A writer needs readers.
Suddenly the statement “You’re a writer if you write” seeks to obfuscate the fact you’ve failed to get published. Now there’s a worthy milestone.
I told myself in January that 2016 would be the year I got something published, so that I could say, with some semblance of conviction, “Yeah, I’m a writer. Only been fucking published an’t I?”
Jeepers, that’ll be a super day.
To that end, I started sending out short stories, in retrospect woefully unpolished. Rejections returned like carrier pigeons bearing shit news. Sure, I was grateful to have the pigeon back, but their messages made me miserable.
“At least,” I mused, “I’ve something to write about in that there blog of mine.”
Field of dreams
Still, the goal remained, gaping for my football of fiction. What I needed was a winger to assist, to cross it in from the corner flag for me to head home. So I passed the story to Scribophile, where teammates booted it around a bit UNTIL IT BURST.

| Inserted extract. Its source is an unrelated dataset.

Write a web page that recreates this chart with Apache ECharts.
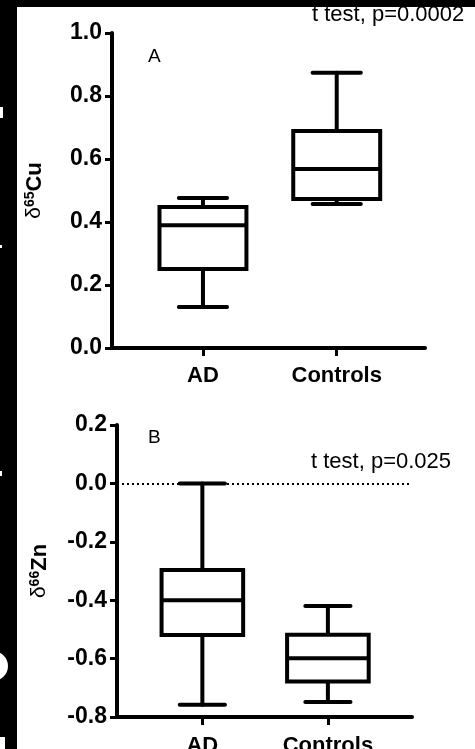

“Fine,” I squealed, in an inglorious tantrum, scooping the flattened, shabby remnants of my once proud tale, cradling it in my mud-smeared arms. “I’m not playing any more!”
So I took my ball home and stitched it up to make it hole again. For those of you lost by this fabulous analogy, I rewrote the bastard thing using the comments I’d received in critiques.
Again, I let loose the pigeons of publishing, and again, they returned clasping merciless rejections in their little, wrinkly claws.
Stupid fucking pigeons.
The problem is, I know very well why these stories aren’t being accepted by pro-paying journals and fiction magazines. It’s actually rather simple: it’s because they’re SHIT.
Yup – uncompromisingly awful, adverb-strewn puddles of dross. The pages seep with the pus of poorly thought-out plots, like burst blisters of banality. Maybe, you’re thinking, I didn’t use enough alliteration?
No, that’s not it. It’s because my stories were written on a whim, without an idea of why I was writing them, or what I was trying to say. They were the writer’s equivalent of your mate down the pub, who saw this great thing on telly – dead funny it were – and he tries to explain it in all its glory, but he didn’t really understand (at the time) why it was funny, specifically, just that he rather liked it, because there was this pigeon in it, or something, and the main character, like, bludgeoned it to death with a coat hanger, or something? I’m sorry, what was I chatting about?
Fly my pretties
I’ve three stories out there, in editors’ inboxes, awaiting their respective reckoning, and I know what’s wrong with every single one of them.
There’s The Family Suite, which attempts to convey the crushing atmosphere of a failing marriage upon the malleable minds of children. It fails because the pacing resembles a sin curve – impossibly slow for the most part, only to abruptly escalate to its woeful, cathartically void ending.
Or, The Tourist, a Conan Doyle-style epistolary horror analogous of the destructive force of western tourism upon less affluent communities. But that one’s BOLLOCKS because the twist, though foreshadowed, is utterly out of step with the rest of the piece.
Lastly, in my Definite-Article Trilogy, there’s The Pumice Stone, a smutty horror about envy, adultery and sadistic retribution. Guess what? It’s WORD PUKE. Why? Because the climax is totally disproportionate and thematically incongruous to the crime. There’s no relation between cause and effect.
The problem is, you can use critiques to micro-edit, but if there are fundamental problems with the story itself, it cannot be resolved without rewriting from start to finish. But that, dear reader, is loads of bloody work.
(To any editors who find themselves looking me up, the stories I mention above are also unique, genre-bending masterpieces that deserve to be set in ink for the rest of time. Thanks for reading.)
Deal with it, sucker
Rejections are bastards. That much is obvious. But they’re good too. They’re a reminder that you’re not ready yet. They bring you down to earth when your wife keeps telling you how bloody great you are and your mates tell you they couldn’t write anything nearly as good, what a talent, you’re so brill!
But I’m not brill. Certainly not yet. I’m learning, still studying the craft, searching for my elusive voice and a tale worth telling. My ambition remains, unperturbed by each “Sorry, but we don’t think your story is a great fit for our publication” or “Thanks, but we have to pass this time” or “You know this is shit, right? Stop wasting our time”.
I’m not giving up, though, just because I’m awful. Beethoven couldn’t play the piano when he was nine (probably?); Shakespeare had to learn how to spell before he could write Romeo & Juliet; and Michelangelo was drawing shitty stickmen before he ever imagined sketching out the ceiling of the Sistine Chapel.
Bloody hell, that sounds pretentious. I don’t consider myself among these creative geniuses, by any stretch of the imagination. I’m just trying to say even the greatest artists got rejected.
I wonder how many architects saw Michelangelo’s plans and said, “Dear sir, apologies, but your ideas don’t really fit with the theme of our building. All the best in finding your drawings a home. PS. For future reference, we prefer correspondence by letter. Your pigeon’s excrement has made a mockery of my mahogany desk.”